Politycy w Brukseli domagają się pilnego śledztwa ws. zabójstwa bułgarskiej dziennikarki

Wiktoria Marinowa

Ciało Wiktorii Marinowej zostało znalezione w sobotę w bułgarskim mieście Ruse nad Dunajem. W niedzielę przedstawiciele ministerstwa spraw wewnętrznych podali, że kobieta została zamordowana ze szczególnym okrucieństwem. Miała 30 lat.

Wiktoria Marinowa pracowała jako prezenterka i dyrektor ds. administracyjnych w stacji telewizyjnej TWN działającej w Ruse. Ostatnie wydanie autorskiego programu dziennikarki, pokazane 30 września, dotyczyło aferze korupcyjnej związanej z firmą GS Grup. Marinowa m.in. przeprowadziła wywiady z dwoma dziennikarzami, którzy starali się potwierdzić, że próbowano niszczyć dokumenty świadczące o wyłudzaniu funduszy z Unii Europejskiej. Dziennikarze zostali na krótko zatrzymani przez policję.

Przedstawiciele bułgarskiej prokuratury stwierdzili, że w śledztwie dotyczącym zabójstwa Marinowej analizowane są obecnie wszystkie możliwe wątki, także związane z pracą dziennikarki.

Politycy w Brukseli zszokowani, chcą szybkiego śledztwa

W niedzielę zabójstwo Wiktorii Marinowej skomentowali na Twitterze niektórzy politycy Parlamentu Europejskiego i urzędnicy unijni najwyższych szczebli. Frans Timmermans, wiceprzewodniczący Komisji Europejskiej, stwierdził, że jest zszokowany tą przerażającą zbrodnią. – Ponownie odważny dziennikarz ginie w walce o prawdę i przeciw korupcji. Odpowiedzialni za to powinni natychmiast zostać postawieni przed oblicze sprawiedliwości przez bułgarskie władze – napisał.

Podobnie skomentowała to Viera Jourova, komisarz Unii Europejskiej ds. sprawiedliwości. – Będę uważnie obserwowała śledztwo, oferuję pomoc ze strony agencji unijnych. Oczekuję pilnych działań, aby postawić odpowiedzialnych przed sądem i wyjaśnić, czy morderstwo było związane z jej pracą – dodała.

Shocked by the horrendous murder of Victoria Marinova. Again a courageous journalist falls in the fight for truth and against corruption. Those responsible should be brought to justice immediately by the Bulgarian authorities.

— Frans Timmermans (@TimmermansEU) 7 października 2018

Manfred Weber, szef frakcji Europejskiej Partii Ludowej w Parlamencie Europejskim, zwrócił uwagę, że Wiktoria Marinowa to trzeci dziennikarz zabity w Unii Europejskiej w ciągu minionego roku.

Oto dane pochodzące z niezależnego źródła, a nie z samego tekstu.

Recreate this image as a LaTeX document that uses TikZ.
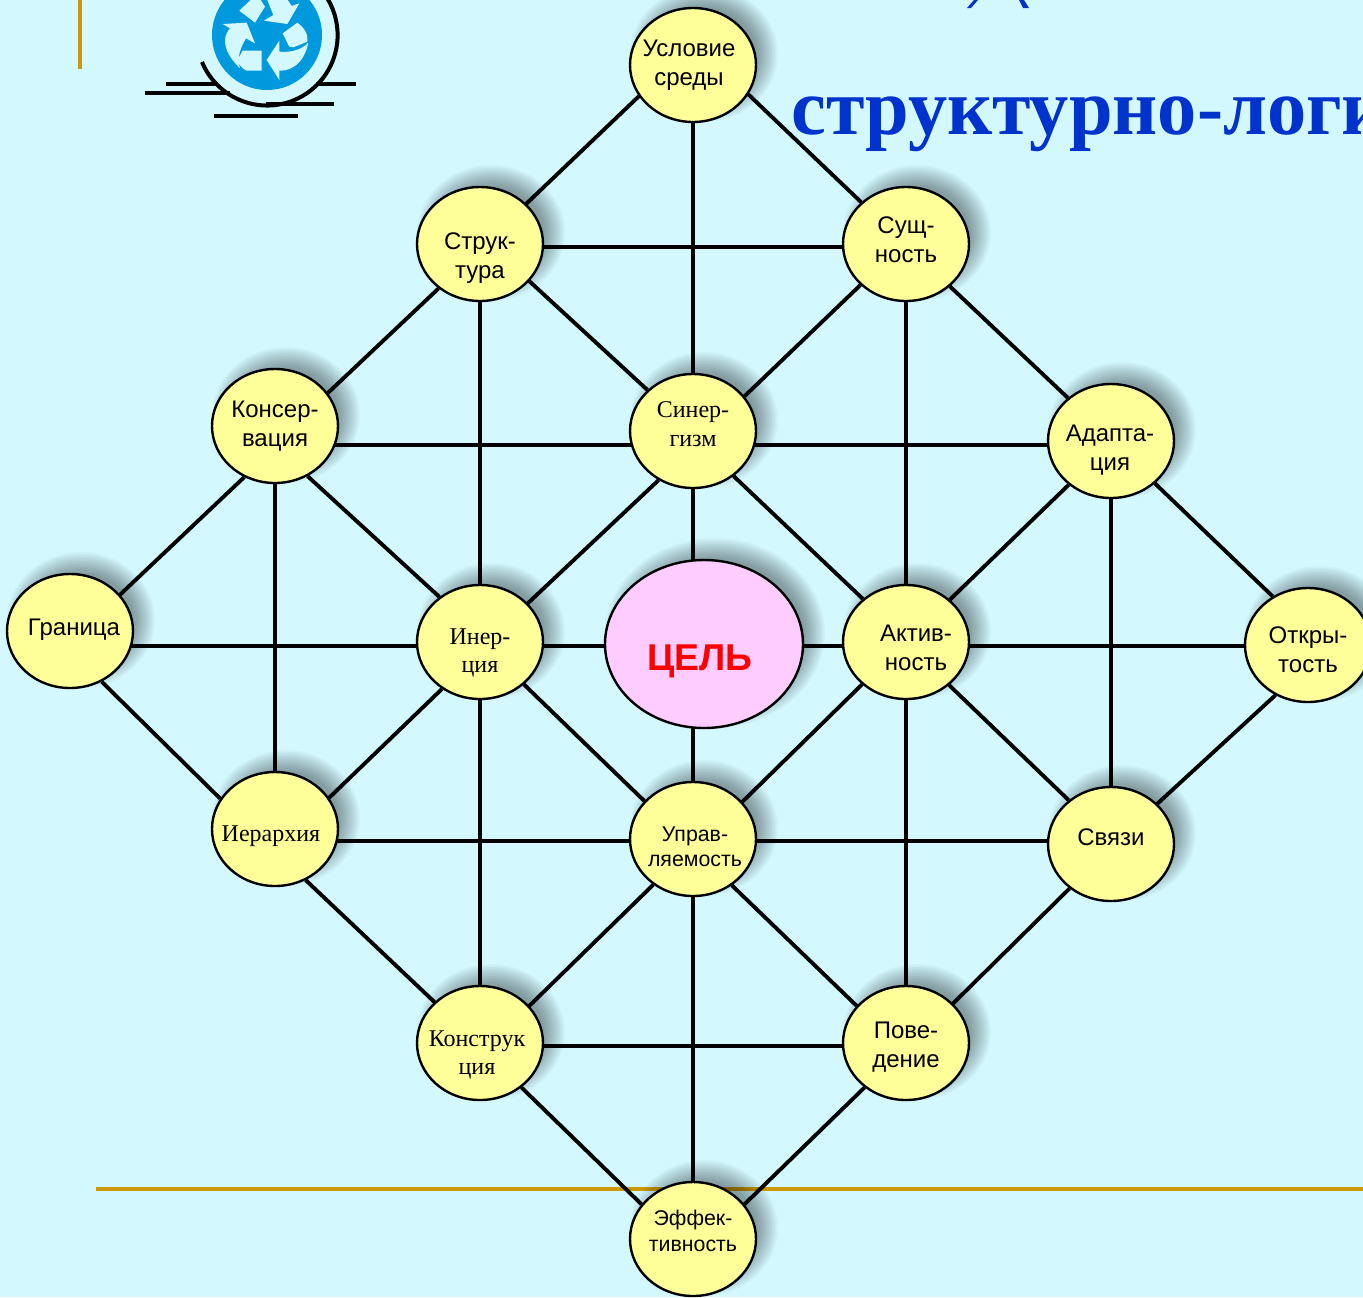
\documentclass[tikz,border=0pt]{standalone}
\usepackage{fontspec}
\setmainfont{Liberation Sans}
\newfontfamily\tmsfont{Liberation Serif}
\newfontfamily\titlefont[FakeStretch=0.98]{Liberation Serif}
\usetikzlibrary{shapes.geometric}
\pgfdeclarelayer{backdrop}
\pgfdeclarelayer{links}
\pgfdeclarelayer{shades}
\pgfsetlayers{backdrop,links,shades,main}
\definecolor{bgcyan}{HTML}{D3F9FF}
\definecolor{goldline}{HTML}{CC9900}
\definecolor{bubfill}{HTML}{FFFF99}
\definecolor{goalfill}{HTML}{FFCCFF}
\definecolor{titleblue}{HTML}{0033CC}
\definecolor{logoblue}{HTML}{0099DD}
\tikzset{
  bub/.style={ellipse,draw=black,line width=1.8pt,fill=bubfill,minimum width=94.5pt,minimum height=85.5pt,inner sep=0pt},
  goal/.style={ellipse,draw=black,line width=1.8pt,fill=goalfill,minimum width=148.5pt,minimum height=126pt,inner sep=0pt},
  lab/.style={align=center,inner sep=0pt,font=\fontsize{18}{21.6}\selectfont},
  labs/.style={align=center,inner sep=0pt,font=\fontsize{16}{19}\selectfont},
  labt/.style={align=center,inner sep=0pt,font=\tmsfont\fontsize{18}{21.6}\selectfont},
  link/.style={line width=2.9pt,black,line cap=butt},
  rule/.style={goldline,line width=2.6pt},
  logoline/.style={black,line width=3pt},
}
\newcommand{\shadeell}[4]{%
  \begin{pgfonlayer}{shades}
  \foreach \d in {-10,-8.5,...,11}{
    \fill[black,opacity=.028] ({#1+11},{#2-11}) ellipse [x radius={#3+\d},y radius={#4+\d}];
  }
  \end{pgfonlayer}}
\newcommand{\bubble}[7]{%
  \shadeell{#2}{#3}{63}{57}
  \node[bub] (#1) at (#2,#3) {};
  \node[#6] (#1t) at (#4,#5) {#7};}
\begin{document}
\begin{tikzpicture}[x=0.75pt,y=-0.75pt]
\useasboundingbox (0,0) rectangle (1363,1297);
\begin{pgfonlayer}{backdrop}
  \fill[bgcyan] (0,0) rectangle (1363,1297);
  \draw[rule] (80,0) -- (80,69);
  \draw[rule] (96,1189) -- (1363,1189);
  % logo
  \draw[logoline] (166,84) -- (218,84);
  \draw[logoline] (145,93) -- (230,93);
  \draw[logoline] (316,84) -- (356,84);
  \draw[logoline] (266,104) -- (334,104);
  \draw[logoline] (214,115.5) -- (298,115.5);
  \fill[logoblue] (267,35) circle (55);
  \draw[black,line width=3pt] (202,62) arc[start angle=157.5,end angle=-31,radius=70.5];
  \begin{scope}[shift={(60,0)},scale=1/3]
    \fill[bgcyan] (488,72) -- (560,68) -- (585,130) -- (558,115) .. controls (540,145) and (530,175) .. (540,205) .. controls (510,175) and (495,150) .. (495,120) .. controls (495,105) and (505,90) .. (510,85) -- cycle;
    \fill[bgcyan] (620,180) -- (658,122) -- (658,155) .. controls (690,158) and (725,150) .. (745,128) .. controls (738,165) and (715,212) .. (658,212) -- (658,240) -- cycle;
    \fill[bgcyan] (612,62) -- (640,45) -- (620,-5) -- (680,-5) -- (695,18) -- (718,10) -- (682,72) -- cycle;
    \fill[bgcyan] (538,32) -- (575,-3) -- (600,-3) -- (615,20) -- (585,68) -- cycle;
    \fill[bgcyan] (668,100) -- (712,68) .. controls (730,80) and (745,100) .. (742,125) -- (700,142) -- (688,140) -- cycle;
    \fill[bgcyan] (548,152) -- (605,152) -- (605,212) -- (560,212) .. controls (545,205) and (530,190) .. (535,175) -- cycle;
  \end{scope}
  % title
  \node[anchor=base west,inner sep=0pt,text=titleblue,font=\titlefont\bfseries\fontsize{60}{60}\selectfont] (title) at (791,134) {структурно-логи};
  \fill[titleblue] (974,0) -- (967,8) -- (971,8) -- (978,0) -- cycle;
  \fill[titleblue] (1019,0) -- (1023,8) -- (1029,8) -- (1024,0) -- cycle;
\end{pgfonlayer}

\bubble{usl}{693}{65}{689}{65}{lab}{Условие\\среды}
\bubble{str}{480}{244}{480}{258}{lab}{Струк-\\тура}
\bubble{sus}{906}{244}{906}{240}{lab}{Сущ-\\ность}
\bubble{kon}{275}{426}{275}{426}{lab}{Консер-\\вация}
\bubble{syn}{693}{431}{693}{424}{labt}{Синер-\\гизм}
\bubble{ada}{1111}{441}{1110}{450}{lab}{Адапта-\\ция}
\bubble{gra}{70}{631}{74}{630}{lab}{Граница}
\bubble{ine}{480}{642}{480}{653}{labt}{Инер-\\ция}
\bubble{akt}{906}{642}{916}{648}{lab}{Актив-\\ность}
\bubble{otk}{1308}{645}{1308}{650}{lab}{Откры-\\тость}
\bubble{ier}{275}{829}{271}{836}{labt}{Иерархия}
\bubble{upr}{693}{839}{695}{847}{labs}{Управ-\\ляемость}
\bubble{svy}{1111}{844}{1111}{837}{lab}{Связи}
\bubble{kst}{480}{1043}{477}{1055}{labt}{Конструк\\ция}
\bubble{pov}{906}{1043}{906}{1047}{lab}{Пове-\\дение}
\bubble{eff}{693}{1239}{693}{1231}{labs}{Эффек-\\тивность}

\shadeell{704}{644}{99}{84}
\node[goal] (goal) at (704,644) {};
\node[inner sep=0pt,text=red,font=\bfseries\fontsize{28}{28}\selectfont] (goalt) at (700,661) {ЦЕЛЬ};

\coordinate (row247) at (0,247);
\coordinate (row445) at (0,445);
\coordinate (row646) at (0,646);
\coordinate (row841) at (0,841);
\coordinate (row1046) at (0,1046);

\begin{pgfonlayer}{links}
  \foreach \a/\b in {%
    usl.210/str.41, usl.332/sus.137, usl.south/syn.north,
    str.227/kon.32, str.south/ine.north, str.323/syn.138,
    sus.222/syn.34, sus.316/ada.135, sus.south/akt.north,
    kon.239/gra.36, kon.south/ier.north, kon.303/ine.132,
    syn.235/ine.39, syn.312/akt.135,
    ada.226/akt.44, ada.316/otk.126, ada.south/svy.north,
    gra.302/ier.151,
    ine.231/ier.30, ine.south/kst.north, ine.316/upr.142,
    akt.224/upr.37, akt.south/pov.north, akt.315/svy.134,
    otk.237/svy.41,
    ier.301/kst.138, upr.229/kst.37, upr.310/pov.143, upr.south/eff.north,
    svy.227/pov.40, kst.313/eff.146, pov.227/eff.34%
  }{
    \draw[link] (\a) -- (\b);
  }
  % level rows, hidden behind the nodes at both ends
  \draw[link] (str |- row247) -- (sus |- row247);
  \draw[link] (kon |- row445) -- (ada |- row445);
  \draw[link] (gra |- row646) -- (otk |- row646);
  \draw[link] (ier |- row841) -- (svy |- row841);
  \draw[link] (kst |- row1046) -- (pov |- row1046);
  % the goal's links up and down
  \draw[link] (syn.south) -- (syn |- goal);
  \draw[link] (syn |- goal) -- (upr.north);
\end{pgfonlayer}
\end{tikzpicture}
\end{document}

To jest głęboko niepokojące. Konieczne jest dokładne śledztwo przeprowadzone przez bułgarskie władze – stwierdził.

Natomiast Sophie in ‚t Veld, liderka frakcji liberałów w PE, oceniła, że w postępowanie w tej sprawie powinien szybko włączyć się Europol. – Dziennikarze muszą być bezpieczni – podkreśliła.

Pod koniec br. na Słowacji zamordowano dziennikarza śledczego Jana Kuciaka i jego partnerkę Martinę. W ostatnich miesiącach życia Kuciak zajmował się m.in. sprawą niejasności wobec kompleksu hotelowego związanych ze zwrotem podatku VAT. We wrześniu ub.r. poinformował policję, że dostał pogróżki od biznesmena, którego działalność opisywał. Pod koniec września słowacka policja na wniosek prokuratury zatrzymała osiem osób podejrzanych o udział w morderstwie Kuciaka.

Z kolei w październiku ub.r. Daphne Caruana Galizia, dziennikarka zajmująca się badaniem afery Panama Papers, zginęła na Malcie w eksplozji ładunku wybuchowego w jej samochodzie.